Agama Hindu di Bali telah manyatu padu dengan kehidupan masyarakat Bali. Bagi para pengamat sepintas, sangat sulit membedakan antara agama, adat, budaya, tradisi dan sebagainya yang telah sedemikian rupa terjalin bagaikan kain endek atau tenun ikat Bali. Seseorang sering menyatakan untuk kegiatan upacara agama disebut upacara adat. Di Bali tidak ada adat yang memiliki upacara. Semua upacara yang dilakukan di Bali sesungguhnya adalah upacara agama. Demikian pula seni budaya Bali, pada mulanya diabdikan hanya untuk keagungan Tuhan Yang Mahaesa, namun kini merupakan sesuatu yang menarik yang dapat dinikmati oleh wisatawan. Upacara-upacara keagmaan di Bali, khususnya upacara Tumpek membawa missi pelestarian lingkungan baik lingkungan alam maupun lingkungan budaya. Pelestarian lingkungan alam ditujukan untuk keselamatan bumi pertiwi, tumbuh-tumbuhan dan binatang di dalamnya, selanjutnya pelestarian lingkungan budaya ditujukan antara lain kepada benda-benda seni seperti gamelan, wayang dan lain sebagainya. Upacara-upacara yang terkait dengan pelestarian lingkungan hidup ini disebut upacara Bhuta Yajna dengan berbagai jenis atau tingkatannya, Dari yang paling sederhana mempersembahkan sejumput nasi setelah memasak, sampai pula Tawur atau Caru Ekadasa Rudra yang dilakukan seratus tahun sekali. Apakah upacara-upacara sejenis ditemukan di India ? Penulis sepintas menemukan adanya benang merah antara India dan Bali. Sebagai dimaklumi bahwa ciri khas dari agama Hindu adalah dimana agama ini dianut, disana budaya setempat dilestarikan. Ibarat air sungai Gangga, kemana aliran sungai itu mengalir, di sanalah daerahnya berkembang dan tumbuh subur. Demikian pula halnya upacara-upacara yang kita jumpai di Indonesia, di India juga dilaksanakan misalnya Ayudhapuja, yakni upacara selamatan terhadap semua senjata, di Indonesia kita kenal dengan Tumpek Landep. Demikian pula untuk tumbuh-tumbuhan (Sankarapuja) dan lain-lain, misalnya Sarasvati, Sivaratri, Galungan-Kuningan dan sebagainya. Dari beraneka hari-hari raya itu tidak semua dirayakan dengan besar-besaran, ada dengan sangat sederhana bahkan ada hanya dengan melaksanakan Brata atau Upavasa (puasa). Demikian pula tentang pelaksanaannya di India Utara dan Selatan, Timur atau Barat sangat berbeda, apalagi dengan Indonesia atau Bali. Semua perbedaan itu disebabkan pula oleh faktor budaya umat pendukungnya.

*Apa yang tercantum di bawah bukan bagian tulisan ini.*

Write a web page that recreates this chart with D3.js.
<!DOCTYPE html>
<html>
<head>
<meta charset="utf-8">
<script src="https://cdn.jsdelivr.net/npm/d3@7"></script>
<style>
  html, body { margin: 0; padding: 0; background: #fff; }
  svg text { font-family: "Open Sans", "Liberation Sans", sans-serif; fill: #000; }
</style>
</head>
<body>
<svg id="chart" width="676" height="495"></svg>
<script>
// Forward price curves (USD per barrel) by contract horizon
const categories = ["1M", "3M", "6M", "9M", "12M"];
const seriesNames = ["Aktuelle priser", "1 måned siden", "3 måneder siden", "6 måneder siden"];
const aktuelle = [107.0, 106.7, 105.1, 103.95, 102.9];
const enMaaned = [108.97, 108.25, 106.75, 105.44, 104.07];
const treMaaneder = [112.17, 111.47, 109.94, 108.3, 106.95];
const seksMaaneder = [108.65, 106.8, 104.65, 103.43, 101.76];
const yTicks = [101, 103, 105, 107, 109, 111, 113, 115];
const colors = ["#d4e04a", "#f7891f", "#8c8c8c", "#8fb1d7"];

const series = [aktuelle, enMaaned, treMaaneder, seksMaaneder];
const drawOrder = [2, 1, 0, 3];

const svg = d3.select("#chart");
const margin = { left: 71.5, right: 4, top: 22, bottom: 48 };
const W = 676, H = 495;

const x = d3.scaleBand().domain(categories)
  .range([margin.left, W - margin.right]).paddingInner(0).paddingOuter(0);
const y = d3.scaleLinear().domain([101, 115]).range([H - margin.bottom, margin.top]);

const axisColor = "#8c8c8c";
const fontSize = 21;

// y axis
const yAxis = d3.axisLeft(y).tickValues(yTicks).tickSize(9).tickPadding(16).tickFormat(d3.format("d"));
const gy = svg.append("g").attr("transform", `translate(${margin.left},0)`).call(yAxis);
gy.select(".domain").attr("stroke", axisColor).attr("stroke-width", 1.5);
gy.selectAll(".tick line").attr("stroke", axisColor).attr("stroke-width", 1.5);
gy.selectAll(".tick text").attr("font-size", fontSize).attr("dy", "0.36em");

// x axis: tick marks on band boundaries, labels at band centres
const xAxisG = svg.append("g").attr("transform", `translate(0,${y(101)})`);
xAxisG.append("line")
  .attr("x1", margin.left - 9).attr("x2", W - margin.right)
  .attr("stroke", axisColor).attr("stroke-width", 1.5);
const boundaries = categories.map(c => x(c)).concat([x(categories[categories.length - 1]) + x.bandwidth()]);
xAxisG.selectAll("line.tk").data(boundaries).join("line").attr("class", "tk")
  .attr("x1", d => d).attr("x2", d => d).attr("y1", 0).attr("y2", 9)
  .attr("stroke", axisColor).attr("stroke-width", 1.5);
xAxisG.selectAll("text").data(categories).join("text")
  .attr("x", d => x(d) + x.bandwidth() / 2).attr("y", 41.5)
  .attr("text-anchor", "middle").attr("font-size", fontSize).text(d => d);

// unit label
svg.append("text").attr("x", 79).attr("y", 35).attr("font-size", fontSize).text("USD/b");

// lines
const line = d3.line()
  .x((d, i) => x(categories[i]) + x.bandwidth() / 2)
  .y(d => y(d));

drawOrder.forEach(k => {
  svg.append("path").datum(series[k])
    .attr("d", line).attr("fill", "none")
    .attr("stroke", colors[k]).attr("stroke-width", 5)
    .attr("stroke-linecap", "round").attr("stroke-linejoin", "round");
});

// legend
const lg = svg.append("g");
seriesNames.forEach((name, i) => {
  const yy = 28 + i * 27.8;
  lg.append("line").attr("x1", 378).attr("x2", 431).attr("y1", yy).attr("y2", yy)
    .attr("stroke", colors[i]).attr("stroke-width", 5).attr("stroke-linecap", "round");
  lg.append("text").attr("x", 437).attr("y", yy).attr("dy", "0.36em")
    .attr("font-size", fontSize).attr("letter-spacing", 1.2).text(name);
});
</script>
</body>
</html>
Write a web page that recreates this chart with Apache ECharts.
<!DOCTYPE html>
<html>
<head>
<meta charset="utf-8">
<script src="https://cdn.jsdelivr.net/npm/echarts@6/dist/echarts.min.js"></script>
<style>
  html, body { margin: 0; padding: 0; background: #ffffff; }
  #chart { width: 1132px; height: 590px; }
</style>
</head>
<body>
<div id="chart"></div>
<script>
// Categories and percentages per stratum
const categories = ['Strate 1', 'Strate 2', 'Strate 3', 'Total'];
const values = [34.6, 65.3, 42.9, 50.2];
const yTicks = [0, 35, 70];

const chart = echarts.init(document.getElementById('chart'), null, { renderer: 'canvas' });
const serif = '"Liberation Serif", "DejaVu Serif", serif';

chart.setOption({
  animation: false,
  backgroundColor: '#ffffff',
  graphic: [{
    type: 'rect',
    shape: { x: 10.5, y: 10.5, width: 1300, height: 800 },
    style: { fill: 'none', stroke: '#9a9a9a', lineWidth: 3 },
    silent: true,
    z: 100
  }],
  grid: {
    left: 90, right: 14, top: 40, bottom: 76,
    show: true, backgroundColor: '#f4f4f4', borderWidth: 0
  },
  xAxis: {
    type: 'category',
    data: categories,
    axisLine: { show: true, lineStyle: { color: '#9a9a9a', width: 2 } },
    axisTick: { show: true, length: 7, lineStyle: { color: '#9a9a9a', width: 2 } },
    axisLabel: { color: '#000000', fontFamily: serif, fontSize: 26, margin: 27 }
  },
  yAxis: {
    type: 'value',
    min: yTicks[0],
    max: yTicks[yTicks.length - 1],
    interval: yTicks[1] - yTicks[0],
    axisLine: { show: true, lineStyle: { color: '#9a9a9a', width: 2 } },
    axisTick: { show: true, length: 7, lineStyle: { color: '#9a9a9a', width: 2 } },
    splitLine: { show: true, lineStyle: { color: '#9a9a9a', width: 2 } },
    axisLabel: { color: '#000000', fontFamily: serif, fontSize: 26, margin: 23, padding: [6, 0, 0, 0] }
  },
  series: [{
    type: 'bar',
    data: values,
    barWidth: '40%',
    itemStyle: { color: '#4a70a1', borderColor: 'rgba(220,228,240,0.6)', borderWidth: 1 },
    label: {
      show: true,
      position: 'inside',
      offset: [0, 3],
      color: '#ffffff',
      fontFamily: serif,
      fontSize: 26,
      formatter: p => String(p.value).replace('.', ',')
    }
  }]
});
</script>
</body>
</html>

Memaknai tumpek pengatag ini, tidak bisa dipungkiri bahwa dalam kehidupan, manusia tidak bisa lepas dari hasil alam khususnya hasil dari tumbuhan. Sehubungan dengan hal tersebut sebagai manusia kita harus mampu menjaga kelestarian alam terutama kelestarian tumbuhan. Jangan sampai karena keinginan untuk memenuhi kantaong pribadai ala mini dirusak.

Penebangan pohon dengan liar akan memberikan dampak negatif bagi kita semua. Disamping akan merusak isi alam, juga akan menimbulakan bahaya yang diakibatkan oleh gundulnya hutan. Dari bencana erosi yang selalu menghantui, tanah kering kerontang sampai banjir yang mengancam jiwa kita. Ancaman akan pemanasan global akan semakin mengancam kita akibat rusaknya hutan.

Semoga makna dari tumpek pengatag ini bisa membuka pikiran para pelaku illegal loging agar tidak melakukan perbuatannya lagi, demi terjaganya alam untuk rejeki generasi nanti.